Matthew 10:8 NASB "Heal {the} sick, raise {the} dead, cleanse {the} lepers, cast out demons. Freely you received, freely give."

Remember, healing lepers was a specific sign of the Messiah. Again, the rabbis understood that only the Messiah could raise the dead. Only the Messiah could cast out demons. This isn't the word EXORKIZO, He is not performing some magical, mystical rite of exorcism; it is the word EKBALLO, which is quite different. Only Jesus could EKBALLO demons.

Then, "Freely you received, freely give." This is an emphasis on grace. This is something that is at the core of the message of the gospel of the kingdom and the message of the gospel of Jesus Christ. This is what has characterized God's dealings with the human race ever since the fall of Adam; that He freely offers salvation, because there is nothing we can do to earn or deserve salvation, nothing we can do to gain righteousness or to be righteous. We can't do it on our own. Scripture says there is none righteous; no, not one. Isaiah says that all of our righteousness is as filthy rags. So how do we get righteousness? Only through someone who has that righteousness and the abundance needed to give righteousness to everyone. That means that that person must not only be humanity in order to die as our substitute, but He must also be infinite in His capacity. Jesus as the God-Man is both infinite in His deity and, as a man is able to substitute for humanity and pay the penalty for sin.

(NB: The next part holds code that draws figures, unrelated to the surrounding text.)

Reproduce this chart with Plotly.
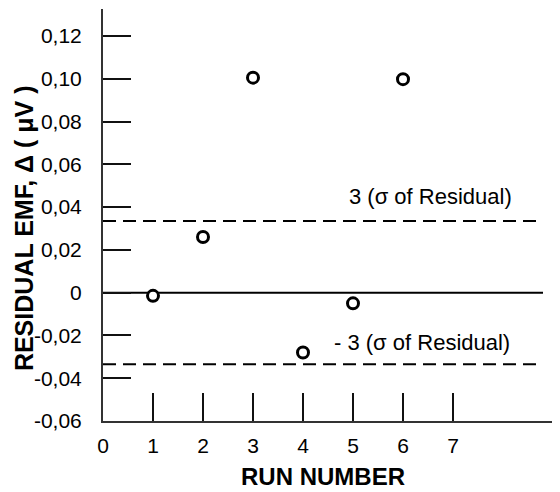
import plotly.graph_objects as go

# Data
run_number = [1, 2, 3, 4, 5, 6]
residual = [-0.0015, 0.026, 0.1005, -0.028, -0.005, 0.0998]
sigma3 = 0.0335
ref_x = [0, 8.8]
dash_x = [0, 8.75]

y_tickvals = [-0.06, -0.04, -0.02, 0, 0.02, 0.04, 0.06, 0.08, 0.10, 0.12]
y_ticktext = ["-0,06", "-0,04", "-0,02", "0", "0,02", "0,04", "0,06", "0,08", "0,10", "0,12"]
x_tickvals = [0, 1, 2, 3, 4, 5, 6, 7]
x_ticktext = ["0", "1", "2", "3", "4", "5", "6", "7"]

FONT = "Arial, 'Liberation Sans', sans-serif"
INK = "#000000"

fig = go.Figure()

# zero line
fig.add_trace(go.Scatter(x=ref_x, y=[0, 0], mode="lines",
                         line=dict(color=INK, width=2), hoverinfo="skip"))
# +/- 3 sigma dashed lines
fig.add_trace(go.Scatter(x=dash_x, y=[sigma3, sigma3], mode="lines",
                         line=dict(color=INK, width=2, dash="13px,7px"), hoverinfo="skip"))
fig.add_trace(go.Scatter(x=dash_x, y=[-sigma3, -sigma3], mode="lines",
                         line=dict(color=INK, width=2, dash="13px,7px"), hoverinfo="skip"))
# residual points
fig.add_trace(go.Scatter(x=run_number, y=residual, mode="markers",
                         marker=dict(symbol="circle", size=11, color="white",
                                     line=dict(color="black", width=3))))

fig.add_annotation(x=6.54, y=0.0449, xref="x", yref="y", text="3 (σ of Residual)",
                   showarrow=False, font=dict(family=FONT, size=22, color=INK),
                   xanchor="center", yanchor="middle")
fig.add_annotation(x=6.38, y=-0.0231, xref="x", yref="y", text="- 3 (σ of Residual)",
                   showarrow=False, font=dict(family=FONT, size=22, color=INK),
                   xanchor="center", yanchor="middle")

# axis titles
fig.add_annotation(x=-0.173, y=0.468, xref="paper", yref="paper",
                   text="<b>RESIDUAL EMF, Δ ( μV )</b>", textangle=-90,
                   showarrow=False, font=dict(family=FONT, size=25, color=INK),
                   xanchor="center", yanchor="middle")
fig.add_annotation(x=0.481, y=-0.1335, xref="paper", yref="paper",
                   text="<b>RUN NUMBER</b>",
                   showarrow=False, font=dict(family=FONT, size=24, color=INK),
                   xanchor="center", yanchor="middle")

fig.update_xaxes(range=[0, 9.14], tickvals=x_tickvals, ticktext=x_ticktext,
                 ticks="inside", ticklen=28, tickwidth=1.5, tickcolor="#111111",
                 showline=True, linecolor="#333333", linewidth=2,
                 showgrid=False, zeroline=False,
                 tickfont=dict(family=FONT, size=21, color=INK),
                 ticklabelstandoff=5)
fig.update_yaxes(range=[-0.06, 0.1326], tickvals=y_tickvals, ticktext=y_ticktext,
                 ticks="inside", ticklen=28, tickwidth=1.5, tickcolor="#111111",
                 showline=True, linecolor="#333333", linewidth=2,
                 showgrid=False, zeroline=False,
                 tickfont=dict(family=FONT, size=21, color=INK),
                 ticklabelstandoff=15)

# page body has an 8px default margin: compensate so the plot area lands where the reference has it
fig.update_layout(width=552, height=484, showlegend=False,
                  margin=dict(l=95, r=0, t=1, b=71, autoexpand=False),
                  plot_bgcolor="white", paper_bgcolor="white")

fig.write_html("out.html")
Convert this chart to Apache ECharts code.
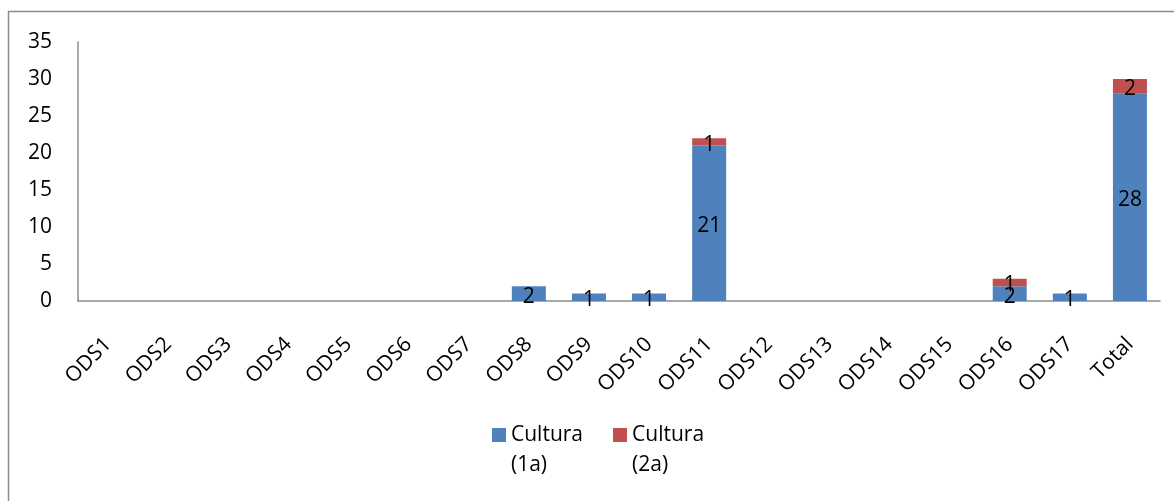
<!DOCTYPE html>
<html>
<head>
<meta charset="utf-8">
<script src="https://cdn.jsdelivr.net/npm/echarts@6/dist/echarts.min.js"></script>
<style>html,body{margin:0;padding:0;background:#fff}#c{width:1174px;height:501px}</style>
</head>
<body>
<div id="c"></div>
<script>
const categories = ['ODS1','ODS2','ODS3','ODS4','ODS5','ODS6','ODS7','ODS8','ODS9','ODS10','ODS11','ODS12','ODS13','ODS14','ODS15','ODS16','ODS17','Total'];
const cultura1a = [null,null,null,null,null,null,null,2,1,1,21,null,null,null,null,2,1,28];
const cultura2a = [null,null,null,null,null,null,null,null,null,null,1,null,null,null,null,1,null,2];
const seriesNames = ['Cultura (1a)','Cultura (2a)'];
const yTicks = {min:0, max:35, interval:5};

const font = '"Open Sans", sans-serif';
const chart = echarts.init(document.getElementById('c'));
const lbl = {show:true, position:'inside', color:'#000', fontSize:21, fontFamily:font, offset:[0,3]};
chart.setOption({
  animation:false,
  graphic:[{type:'rect', shape:{x:8.5,y:11.5,width:1300,height:600}, style:{fill:'none', stroke:'#8c8c8c', lineWidth:1.5}, silent:true}],
  grid:{left:78, top:42, right:14, bottom:200, containLabel:false},
  legend:{
    top:420, left:492, itemWidth:14, itemHeight:44, itemGap:30, padding:0,
    icon:'path://M0,0L14,0L14,14L0,14Z M0,44L0.001,44L0,44Z',
    data:seriesNames,
    formatter:n=>n.replace(' ','\n'),
    textStyle:{fontSize:21, fontFamily:font, color:'#000', lineHeight:30}
  },
  xAxis:{
    type:'category', data:categories,
    axisLine:{lineStyle:{color:'#8c8c8c', width:1.5}},
    axisTick:{show:false},
    axisLabel:{rotate:45, fontSize:21, fontFamily:font, color:'#000', margin:40, interval:0, hideOverlap:false}
  },
  yAxis:{
    type:'value', min:yTicks.min, max:yTicks.max, interval:yTicks.interval,
    axisLine:{show:true, lineStyle:{color:'#8c8c8c', width:1.5}},
    axisTick:{show:false},
    splitLine:{show:false},
    axisLabel:{fontSize:21, fontFamily:font, color:'#000', margin:26}
  },
  series:[
    {name:seriesNames[0], type:'bar', stack:'s', data:cultura1a, barWidth:34, itemStyle:{color:'#4F81BD'}, label:lbl},
    {name:seriesNames[1], type:'bar', stack:'s', data:cultura2a, barWidth:34, itemStyle:{color:'#C0504D'}, label:lbl}
  ]
});
</script>
</body>
</html>
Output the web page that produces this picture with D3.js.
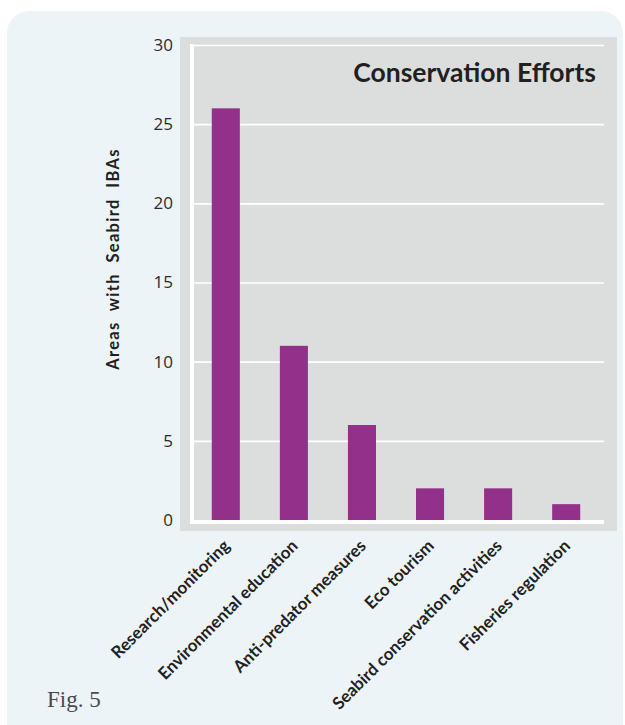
<!DOCTYPE html>
<html>
<head>
<meta charset="utf-8">
<script src="https://cdn.jsdelivr.net/npm/d3@7"></script>
<style>
  html, body { margin: 0; padding: 0; background: #ffffff; }
  svg { display: block; }
</style>
</head>
<body>
<svg id="chart" width="625" height="725"></svg>
<script>
// ---- data ----
const categories = [
  "Research/monitoring",
  "Environmental education",
  "Anti-predator measures",
  "Eco tourism",
  "Seabird conservation activities",
  "Fisheries regulation"
];
const values = [26, 11, 6, 2, 2, 1];
const yTicks = [0, 5, 10, 15, 20, 25, 30];
const chartTitle = "Conservation Efforts";
const yLabel = "Areas  with  Seabird  IBAs";
const figLabel = "Fig. 5";

// ---- layout ----
const svg = d3.select("#chart");
const plot = { left: 192, right: 604, top: 45, bottom: 520 };

svg.append("rect")
  .attr("x", 7).attr("y", 11).attr("width", 616).attr("height", 740)
  .attr("rx", 22).attr("fill", "#edf4f8");

svg.append("rect")
  .attr("x", 180).attr("y", 37).attr("width", 437).attr("height", 494)
  .attr("fill", "#dcdddd");

const x = d3.scaleBand()
  .domain(categories)
  .range([190, 602])
  .paddingInner(0.588)
  .paddingOuter(0.32);

const y = d3.scaleLinear()
  .domain([0, 30])
  .range([plot.bottom, plot.top]);

// y axis with grid lines
const yAxis = svg.append("g")
  .attr("transform", `translate(194,0)`)
  .call(d3.axisLeft(y)
    .tickValues(yTicks)
    .tickSize(-(plot.right - 194))
    .tickPadding(21));
yAxis.select(".domain").remove();
yAxis.selectAll(".tick line")
  .attr("stroke", "#ffffff")
  .attr("stroke-width", 1.6)
  .filter(d => d === 0).remove();
yAxis.selectAll(".tick text")
  .attr("fill", "#2b2b2b")
  .attr("font-family", "'Open Sans', sans-serif")
  .attr("font-size", 17);

// bars
svg.append("g").selectAll("rect")
  .data(values)
  .join("rect")
  .attr("x", (d, i) => x(categories[i]))
  .attr("width", x.bandwidth())
  .attr("y", d => y(d))
  .attr("height", d => y(0) - y(d))
  .attr("fill", "#92308a");

// white L axis lines
svg.append("line")
  .attr("x1", 192).attr("x2", 192)
  .attr("y1", plot.top - 1).attr("y2", y(0) + 4)
  .attr("stroke", "#ffffff").attr("stroke-width", 4);
svg.append("line")
  .attr("x1", 190).attr("x2", plot.right)
  .attr("y1", y(0) + 2).attr("y2", y(0) + 2)
  .attr("stroke", "#ffffff").attr("stroke-width", 4);

// x labels
svg.append("g").selectAll("text")
  .data(categories)
  .join("text")
  .attr("transform", d => `translate(${x(d) + x.bandwidth() / 2 + 5},547) rotate(-45)`)
  .attr("text-anchor", "end")
  .attr("font-family", "Lato, 'Open Sans', sans-serif")
  .attr("font-weight", "bold")
  .attr("font-size", 17)
  .attr("fill", "#231f20")
  .text(d => d);

// title
svg.append("text")
  .attr("x", 596).attr("y", 82)
  .attr("text-anchor", "end")
  .attr("font-family", "Lato, 'Open Sans', sans-serif")
  .attr("font-weight", "bold")
  .attr("font-size", 26.5)
  .attr("fill", "#231f20")
  .text(chartTitle);

// y label
svg.append("text")
  .attr("transform", "translate(119,259) rotate(-90)")
  .attr("text-anchor", "middle")
  .attr("font-family", "Lato, 'Open Sans', sans-serif")
  .attr("font-weight", "bold")
  .attr("font-size", 16.5)
  .attr("letter-spacing", 1.3)
  .attr("fill", "#231f20")
  .style("white-space", "pre")
  .text(yLabel);

// figure label
svg.append("text")
  .attr("x", 47).attr("y", 707)
  .attr("font-family", "'Liberation Serif', 'Times New Roman', serif")
  .attr("font-size", 23)
  .attr("fill", "#4a4a4a")
  .text(figLabel);
</script>
</body>
</html>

2 Corinthians 5:21 NASB "He made Him who knew no sin {to be} sin on our behalf, so that we might become the righteousness of God in Him."

Ephesians 2:8, 9 NASB "For by grace you have been saved through faith; and that not of yourselves, {it is} the gift of God; not as a result of works, so that no one may boast."

The mistake of the Pharisees and many other religious leaders down through the ages have made is that somehow we have to be good enough to merit God's favor. The Bible teaches that we can't ever do it. Jesus did it all. All we have to do is accept what He has done for us, and then we have eternal life.